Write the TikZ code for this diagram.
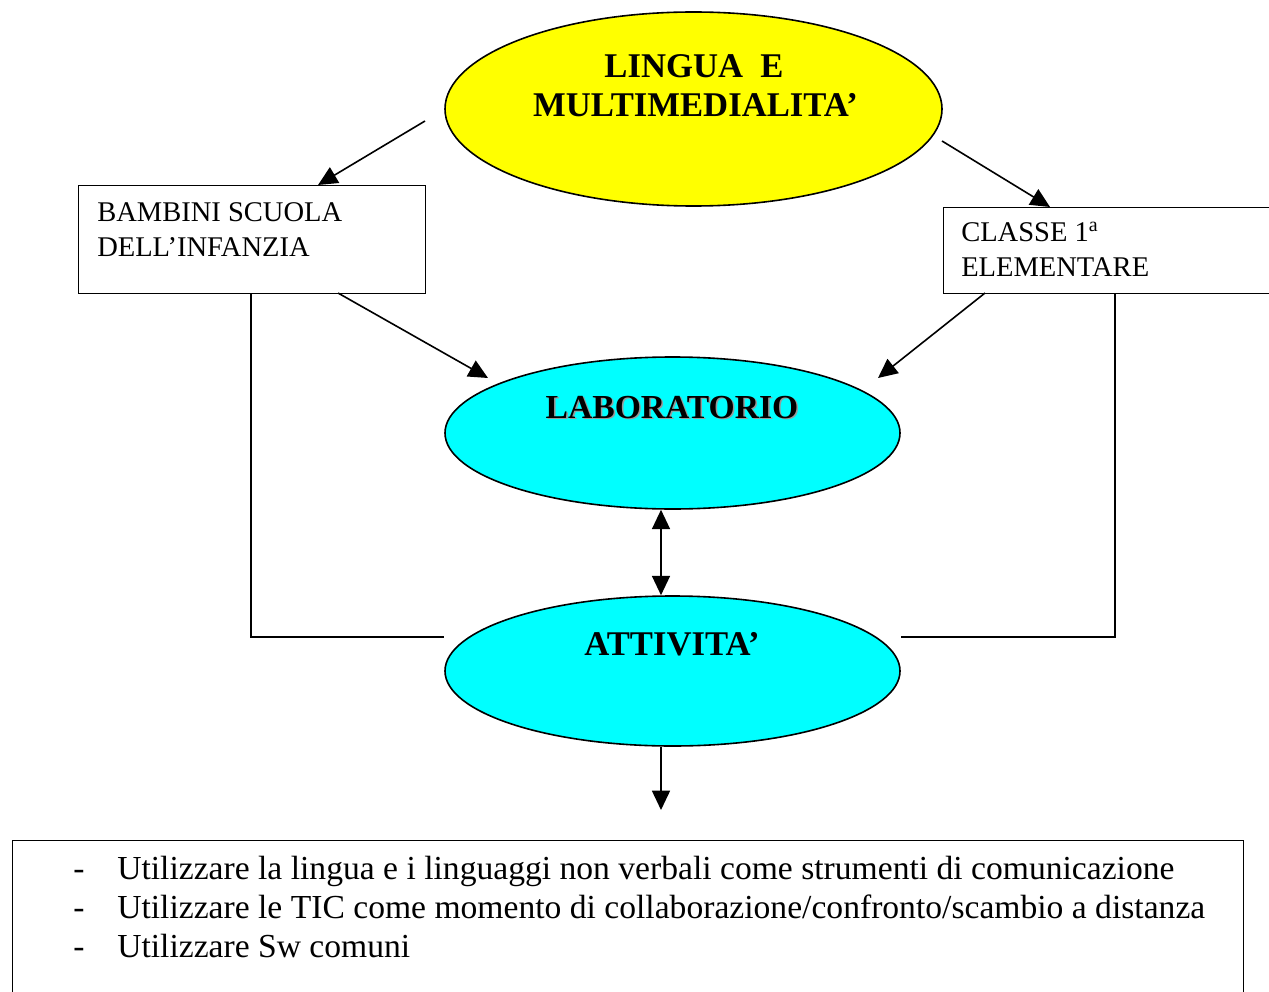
\documentclass[tikz,border=0pt]{standalone}
\usepackage{fontspec}
\setmainfont{Liberation Serif}
\usetikzlibrary{shapes.geometric,arrows.meta}
\definecolor{pureyellow}{RGB}{255,255,0}
\definecolor{purecyan}{RGB}{0,255,255}
\begin{document}
\begin{tikzpicture}[x=0.75pt,y=-0.75pt,
  conn/.style={line width=1.2pt},
  tip/.tip={Triangle[length=14.5pt,width=13.5pt]},
  arr/.style={conn,-tip},
  darr/.style={conn,tip-tip},
  oval/.style={ellipse,draw,line width=1.2pt,inner sep=0pt},
  frame/.style={rectangle,draw,line width=1.1pt,inner sep=0pt,anchor=north west},
  boxtext/.style={anchor=base west,inner sep=0pt,font=\fontsize{21.4pt}{24pt}\selectfont},
  title/.style={anchor=base,inner sep=0pt,font=\fontsize{26pt}{29pt}\selectfont\bfseries},
  item/.style={anchor=base west,inner sep=0pt,font=\fontsize{25.2pt}{29pt}\selectfont}]
\clip (0,0) rectangle (1269,991);
\fill[white] (0,0) rectangle (1269,991);

% ovals
\node[oval,fill=pureyellow,minimum width=372.75pt,minimum height=145.5pt] (lingua) at (693.5,109) {};
\node[oval,fill=purecyan,minimum width=341.25pt,minimum height=114pt] (lab) at (672.5,433) {};
\node[oval,fill=purecyan,minimum width=341.25pt,minimum height=112.5pt] (att) at (672.5,671) {};

% boxes
\node[frame,minimum width=260.25pt,minimum height=81pt] (bambini) at (78,185) {};
\node[frame,minimum width=246pt,minimum height=64.5pt] (classe) at (943,207) {};
\node[frame,minimum width=923.25pt,minimum height=130pt] (obiettivi) at (12,840) {};

% oval texts
\node[title] (t1) at (694,78) {LINGUA\ \ E};
\node[title] (t2) at (695.5,117) {MULTIMEDIALITA’};
\node[title,text=black!40,font=\fontsize{25.2pt}{29pt}\selectfont\bfseries] (t3s) at (673.5,419.5) {LABORATORIO};
\node[title,font=\fontsize{25.2pt}{29pt}\selectfont\bfseries] (t3) at (672,418) {LABORATORIO};
\node[title] (t4) at (672,655) {ATTIVITA’};

% box texts
\node[boxtext] (b1) at (97,222) {BAMBINI SCUOLA};
\node[boxtext] (b2) at (97,256) {DELL’INFANZIA};
\node[boxtext] (c1) at (961,242) {CLASSE 1\textsuperscript{a}};
\node[boxtext] (c2) at (961,276) {ELEMENTARE};

% list
\node[item] (d1) at (73,879) {-};
\node[item] (i1) at (117,879) {Utilizzare la lingua e i linguaggi non verbali come strumenti di comunicazione};
\node[item] (d2) at (73,918) {-};
\node[item] (i2) at (117,918) {Utilizzare le TIC come momento di collaborazione/confronto/scambio a distanza};
\node[item] (d3) at (73,957) {-};
\node[item] (i3) at (117,957) {Utilizzare Sw comuni};

% connector points
\coordinate (sl) at (425,121);
\coordinate (el) at (318,185);
\coordinate (sr) at (942,141);
\coordinate (er) at (1050,207);
\coordinate (bs) at (338,293);
\coordinate (be) at (488,378);
\coordinate (cs) at (985,293);
\coordinate (ce) at (878,378);
\coordinate (vx) at (661,0);
\coordinate (lc) at (251,637);
\coordinate (rc) at (1115,637);
\coordinate (down) at (661,810);

% connectors
\draw[arr] (sl) -- (el);
\draw[arr] (sr) -- (er);
\draw[arr] (bs) -- (be);
\draw[arr] (cs) -- (ce);
\draw[darr] (lab.south -| vx) -- (att.north -| vx);
\draw[arr] (att.south -| vx) -- (down);
\draw[conn] (bambini.south -| lc) -- (lc) -- (att.west |- lc);
\draw[conn] (classe.south -| rc) -- (rc) -- (att.east |- rc);
\end{tikzpicture}
\end{document}
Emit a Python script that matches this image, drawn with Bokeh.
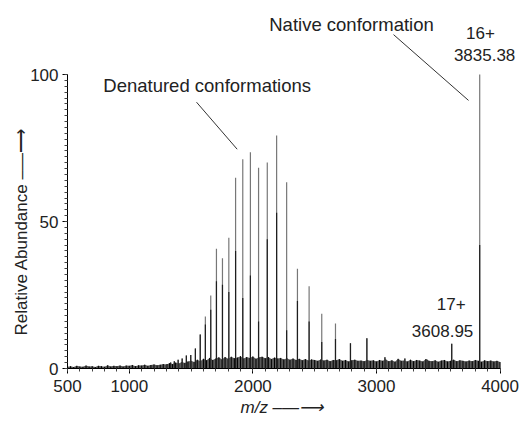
import math
from bokeh.plotting import figure
from bokeh.models import FixedTicker, Label, ColumnDataSource, Range1d, Title
from bokeh.embed import file_html
from bokeh.resources import INLINE

# ---- data ----
charge = [47, 46, 45, 44, 43, 42, 41, 40, 39, 38, 37, 36, 35, 34, 33, 32,
          31, 30, 29, 28, 27, 26, 25, 24, 23, 22, 21, 20, 19, 18, 17, 16]
peak_mz = [1306.3, 1334.7, 1364.3, 1395.3, 1427.8, 1461.7, 1497.3, 1534.8,
           1574.1, 1615.5, 1659.1, 1705.2, 1753.9, 1805.4, 1860.1, 1918.2,
           1980.0, 2046.0, 2116.5, 2192.1, 2273.2, 2360.6, 2455.0, 2557.3,
           2668.4, 2789.6, 2922.4, 3068.5, 3229.9, 3409.3, 3608.95, 3835.38]
peak_height = [1.5, 2.0, 2.5, 3.0, 3.4, 4.4, 4.6, 6.8,
               11.6, 17.7, 24.8, 40.7, 37.5, 44.5, 64.9, 71.2,
               73.6, 68.3, 70.1, 79.3, 63.4, 33.9, 28.0, 18.6,
               15.3, 8.6, 10.3, 3.8, 3.4, 3.0, 8.4, 100.0]
peak_core = [1.5, 2.0, 2.5, 3.0, 3.4, 4.4, 4.6, 6.8,
             11.6, 15.0, 20.0, 29.7, 28.5, 26.0, 40.0, 24.0,
             31.6, 16.0, 44.0, 53.0, 13.0, 23.0, 16.0, 9.0,
             10.0, 8.6, 10.3, 3.8, 3.4, 3.0, 8.4, 42.0]

noise_mz = list(range(500, 4001, 25))
noise_height = [0.6, 0.8, 0.5, 0.9, 0.7, 0.6, 1.0, 0.7, 0.8, 0.5, 0.9, 0.8, 0.6, 1.1, 0.7, 0.9, 0.8, 1.0, 0.7, 1.0,
                0.9, 1.2, 0.8, 1.1, 1.0, 1.3, 0.9, 1.2, 1.4, 1.1, 1.3, 1.5,
                1.4, 1.8, 1.5, 2.0, 1.7, 2.2, 1.9, 2.4,
                2.6, 2.2, 3.0, 2.5, 3.3, 2.8, 3.6, 2.9, 3.4, 3.8, 3.1, 3.9, 3.3, 4.0, 3.5, 3.7, 4.2, 3.4, 3.9, 3.6,
                4.1, 3.3, 3.8, 4.0, 3.5, 3.9, 3.2, 3.7, 3.4, 3.6, 3.1, 3.5, 3.0, 3.4, 2.9, 3.3, 2.8, 3.2, 2.7, 3.1,
                2.9, 2.6, 3.1, 2.7, 3.0, 2.5, 2.9, 2.8, 3.2, 2.6, 2.9, 2.4, 2.8, 3.0, 2.6, 2.7, 2.5, 2.9, 2.6, 2.8,
                2.4, 2.9, 2.6, 3.1, 2.5, 2.8, 2.3, 3.3, 2.6, 2.7, 2.4, 3.0, 2.5, 2.9, 2.7, 2.4, 3.2, 2.6, 2.5, 2.8,
                2.3, 2.7, 2.9, 2.4, 2.6, 3.0, 2.5, 2.8, 2.6, 2.4, 2.7, 2.5, 2.9, 2.6, 2.3, 2.8, 2.5, 2.7, 2.4, 2.6, 2.2]

x_ticks = [500, 1000, 2000, 3000, 4000]
y_ticks = [0, 50, 100]

FONT = "Liberation Sans"

peaks = ColumnDataSource(dict(mz=peak_mz, h=peak_height, core=peak_core, zero=[0] * len(peak_mz)))
noise = ColumnDataSource(dict(mz=noise_mz, h=noise_height, zero=[0] * len(noise_mz)))

p = figure(width=521, height=421, output_backend="svg", toolbar_location=None,
           x_range=Range1d(500, 4125), y_range=Range1d(0, 125.2),
           min_border_left=67, min_border_right=6, min_border_top=0, min_border_bottom=53)
p.outline_line_color = None
p.grid.visible = False
p.background_fill_color = "white"
p.border_fill_color = "white"

# noise band
p.varea(x="mz", y1="zero", y2="h", source=noise, fill_color="#222222", fill_alpha=0.75)
p.segment(x0="mz", y0="zero", x1="mz", y1="h", source=noise, line_color="black", line_width=1)

# peaks
p.segment(x0="mz", y0="zero", x1="mz", y1="h", source=peaks, line_color="#777777", line_width=1.2)
p.segment(x0="mz", y0="zero", x1="mz", y1="core", source=peaks, line_color="#1e1e1e", line_width=1.2)

# axes
xa = p.xaxis[0]
xa.ticker = FixedTicker(ticks=x_ticks, minor_ticks=list(range(500, 4001, 100)))
xa.bounds = (500, 4000)
ya = p.yaxis[0]
ya.ticker = FixedTicker(ticks=y_ticks, minor_ticks=list(range(0, 101, 2)))
ya.bounds = (0, 100)
for ax in (xa, ya):
    ax.axis_line_color = "black"
    ax.axis_line_width = 1
    ax.major_tick_in = 0
    ax.major_tick_out = 5
    ax.minor_tick_in = 0
    ax.minor_tick_out = 3
    ax.major_tick_line_color = "black"
    ax.minor_tick_line_color = "#444444"
    ax.major_label_text_font = FONT
    ax.major_label_text_font_size = "17px"
    ax.major_label_text_color = "#222222"
xa.major_label_standoff = 6
ya.major_label_standoff = 4

def lab(x, y, text, size="18px", angle=0.0, style="normal"):
    p.add_layout(Label(x=x, y=y, text=text, text_align="center", text_baseline="middle",
                       text_font=FONT, text_font_size=size, text_color="#222222",
                       angle=angle, text_font_style=style))

# annotations
lab(1630, 96.3, "Denatured conformations", size="18.5px")
p.segment(x0=[1544], y0=[90.6], x1=[1873], y1=[74.6], line_color="#333333", line_width=1)
lab(2798, 117.0, "Native conformation", size="18.5px")
p.segment(x0=[3138], y0=[113.6], x1=[3745], y1=[91.2], line_color="#333333", line_width=1)
lab(3842, 114.3, "16+", size="17px")
lab(3875, 106.5, "3835.38", size="17px")
lab(3605, 21.8, "17+", size="17px")
lab(3535, 12.9, "3608.95", size="17px")

# axis titles
p.add_layout(Title(text="Relative Abundance \u2013\u2014\u27F6", align="left", offset=33,
                   text_font=FONT, text_font_size="17px", text_font_style="normal",
                   text_color="#222222", standoff=-7), "left")
p.add_layout(Title(text="m/z \u2013\u2014\u27F6", align="left", offset=173,
                   text_font=FONT, text_font_size="17px", text_font_style="italic",
                   text_color="#222222", standoff=3), "below")

open("out.html", "w").write(file_html(p, INLINE))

══════════

Description of the task: Read the entries and show each line that mentions "this".

Correct output:
Write the TikZ code for this diagram.
Emit a Python script that matches this image, drawn with Bokeh.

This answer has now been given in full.